--- start of DATASET EXTRACT ---

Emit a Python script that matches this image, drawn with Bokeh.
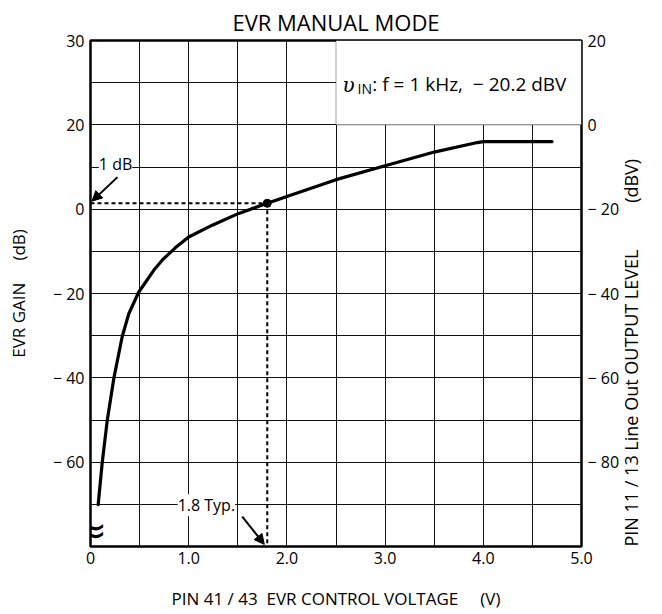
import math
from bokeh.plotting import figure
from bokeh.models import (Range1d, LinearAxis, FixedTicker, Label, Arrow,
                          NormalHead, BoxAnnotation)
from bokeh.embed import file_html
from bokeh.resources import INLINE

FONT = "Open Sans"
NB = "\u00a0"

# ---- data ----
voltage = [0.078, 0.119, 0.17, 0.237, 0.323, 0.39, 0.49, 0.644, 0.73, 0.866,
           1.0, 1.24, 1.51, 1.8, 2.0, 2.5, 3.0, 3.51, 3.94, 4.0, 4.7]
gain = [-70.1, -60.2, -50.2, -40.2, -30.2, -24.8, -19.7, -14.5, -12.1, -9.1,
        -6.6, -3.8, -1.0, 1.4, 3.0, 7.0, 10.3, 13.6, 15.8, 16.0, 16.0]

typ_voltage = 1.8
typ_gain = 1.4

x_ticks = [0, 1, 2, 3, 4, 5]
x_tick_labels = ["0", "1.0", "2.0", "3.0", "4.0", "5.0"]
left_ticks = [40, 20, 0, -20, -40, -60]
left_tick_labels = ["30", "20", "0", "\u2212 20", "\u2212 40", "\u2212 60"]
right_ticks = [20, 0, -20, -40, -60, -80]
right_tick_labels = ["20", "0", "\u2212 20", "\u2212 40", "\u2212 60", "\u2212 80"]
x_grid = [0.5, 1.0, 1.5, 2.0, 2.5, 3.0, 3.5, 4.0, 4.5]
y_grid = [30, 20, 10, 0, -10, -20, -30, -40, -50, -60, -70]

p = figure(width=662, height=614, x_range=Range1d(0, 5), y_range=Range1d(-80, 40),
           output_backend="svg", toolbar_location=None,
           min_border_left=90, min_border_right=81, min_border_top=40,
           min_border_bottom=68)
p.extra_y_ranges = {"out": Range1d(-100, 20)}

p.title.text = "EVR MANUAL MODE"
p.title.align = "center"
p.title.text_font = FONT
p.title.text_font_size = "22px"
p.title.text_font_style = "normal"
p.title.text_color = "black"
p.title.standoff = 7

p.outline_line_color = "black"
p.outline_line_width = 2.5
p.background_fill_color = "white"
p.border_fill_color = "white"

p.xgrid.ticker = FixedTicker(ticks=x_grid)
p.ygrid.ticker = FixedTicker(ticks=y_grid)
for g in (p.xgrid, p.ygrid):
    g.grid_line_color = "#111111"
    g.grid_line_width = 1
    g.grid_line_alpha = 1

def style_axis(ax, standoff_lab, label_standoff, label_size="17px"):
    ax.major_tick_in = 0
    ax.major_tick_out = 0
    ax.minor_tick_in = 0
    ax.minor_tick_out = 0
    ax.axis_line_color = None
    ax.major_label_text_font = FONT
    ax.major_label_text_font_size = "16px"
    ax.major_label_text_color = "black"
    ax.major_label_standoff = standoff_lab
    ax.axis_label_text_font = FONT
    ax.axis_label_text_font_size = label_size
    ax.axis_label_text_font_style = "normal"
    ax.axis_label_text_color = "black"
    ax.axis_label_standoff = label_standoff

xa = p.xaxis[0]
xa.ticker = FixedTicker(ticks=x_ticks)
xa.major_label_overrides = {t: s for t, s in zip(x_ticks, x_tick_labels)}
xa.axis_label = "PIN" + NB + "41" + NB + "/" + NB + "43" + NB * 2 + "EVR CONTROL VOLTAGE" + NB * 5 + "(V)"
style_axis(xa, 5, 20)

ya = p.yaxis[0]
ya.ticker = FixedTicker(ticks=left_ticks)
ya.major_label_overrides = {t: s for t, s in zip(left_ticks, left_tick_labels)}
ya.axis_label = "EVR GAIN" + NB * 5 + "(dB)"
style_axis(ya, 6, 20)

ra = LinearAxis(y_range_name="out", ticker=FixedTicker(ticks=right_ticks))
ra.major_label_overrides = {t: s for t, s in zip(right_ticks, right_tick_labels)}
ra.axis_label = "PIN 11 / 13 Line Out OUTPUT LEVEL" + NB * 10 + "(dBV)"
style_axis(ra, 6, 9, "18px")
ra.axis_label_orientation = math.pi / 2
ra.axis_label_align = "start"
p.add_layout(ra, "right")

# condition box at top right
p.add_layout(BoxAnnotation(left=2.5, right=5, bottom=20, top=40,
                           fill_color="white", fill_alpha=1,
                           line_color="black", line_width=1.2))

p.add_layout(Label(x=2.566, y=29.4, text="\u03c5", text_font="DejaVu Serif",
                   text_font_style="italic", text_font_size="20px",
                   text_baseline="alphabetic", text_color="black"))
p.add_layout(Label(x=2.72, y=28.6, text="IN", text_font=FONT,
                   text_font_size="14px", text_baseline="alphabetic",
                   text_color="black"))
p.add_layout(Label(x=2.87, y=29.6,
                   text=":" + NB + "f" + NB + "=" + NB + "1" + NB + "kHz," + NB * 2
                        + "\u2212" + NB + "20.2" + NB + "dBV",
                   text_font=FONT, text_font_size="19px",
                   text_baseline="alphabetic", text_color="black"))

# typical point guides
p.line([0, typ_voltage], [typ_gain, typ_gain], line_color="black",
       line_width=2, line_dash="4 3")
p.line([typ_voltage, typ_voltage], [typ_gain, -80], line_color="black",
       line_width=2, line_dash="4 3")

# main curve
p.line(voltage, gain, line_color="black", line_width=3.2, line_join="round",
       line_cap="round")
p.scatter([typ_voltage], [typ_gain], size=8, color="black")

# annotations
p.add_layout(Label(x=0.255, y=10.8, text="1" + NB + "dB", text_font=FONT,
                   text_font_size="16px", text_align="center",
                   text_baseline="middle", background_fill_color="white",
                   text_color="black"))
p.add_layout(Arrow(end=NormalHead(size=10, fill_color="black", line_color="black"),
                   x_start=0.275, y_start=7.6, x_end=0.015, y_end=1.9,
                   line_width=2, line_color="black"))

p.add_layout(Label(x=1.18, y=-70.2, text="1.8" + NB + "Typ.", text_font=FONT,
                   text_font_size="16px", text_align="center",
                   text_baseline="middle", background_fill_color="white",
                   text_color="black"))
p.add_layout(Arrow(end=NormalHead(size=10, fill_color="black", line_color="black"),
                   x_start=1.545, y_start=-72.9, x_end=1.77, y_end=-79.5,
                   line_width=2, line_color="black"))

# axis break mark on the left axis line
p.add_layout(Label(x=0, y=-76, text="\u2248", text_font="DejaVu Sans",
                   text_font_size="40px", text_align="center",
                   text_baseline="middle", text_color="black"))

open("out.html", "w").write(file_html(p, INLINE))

--- end of DATASET EXTRACT ---

**BRIEF:** From the first line above to the line containing "-50, -60, -70]", repeat each line exactly. Pictures stay out.

**RESPONSE BELOW:**
Emit a Python script that matches this image, drawn with Bokeh.
import math
from bokeh.plotting import figure
from bokeh.models import (Range1d, LinearAxis, FixedTicker, Label, Arrow,
                          NormalHead, BoxAnnotation)
from bokeh.embed import file_html
from bokeh.resources import INLINE

FONT = "Open Sans"
NB = "\u00a0"

# ---- data ----
voltage = [0.078, 0.119, 0.17, 0.237, 0.323, 0.39, 0.49, 0.644, 0.73, 0.866,
           1.0, 1.24, 1.51, 1.8, 2.0, 2.5, 3.0, 3.51, 3.94, 4.0, 4.7]
gain = [-70.1, -60.2, -50.2, -40.2, -30.2, -24.8, -19.7, -14.5, -12.1, -9.1,
        -6.6, -3.8, -1.0, 1.4, 3.0, 7.0, 10.3, 13.6, 15.8, 16.0, 16.0]

typ_voltage = 1.8
typ_gain = 1.4

x_ticks = [0, 1, 2, 3, 4, 5]
x_tick_labels = ["0", "1.0", "2.0", "3.0", "4.0", "5.0"]
left_ticks = [40, 20, 0, -20, -40, -60]
left_tick_labels = ["30", "20", "0", "\u2212 20", "\u2212 40", "\u2212 60"]
right_ticks = [20, 0, -20, -40, -60, -80]
right_tick_labels = ["20", "0", "\u2212 20", "\u2212 40", "\u2212 60", "\u2212 80"]
x_grid = [0.5, 1.0, 1.5, 2.0, 2.5, 3.0, 3.5, 4.0, 4.5]
y_grid = [30, 20, 10, 0, -10, -20, -30, -40, -50, -60, -70]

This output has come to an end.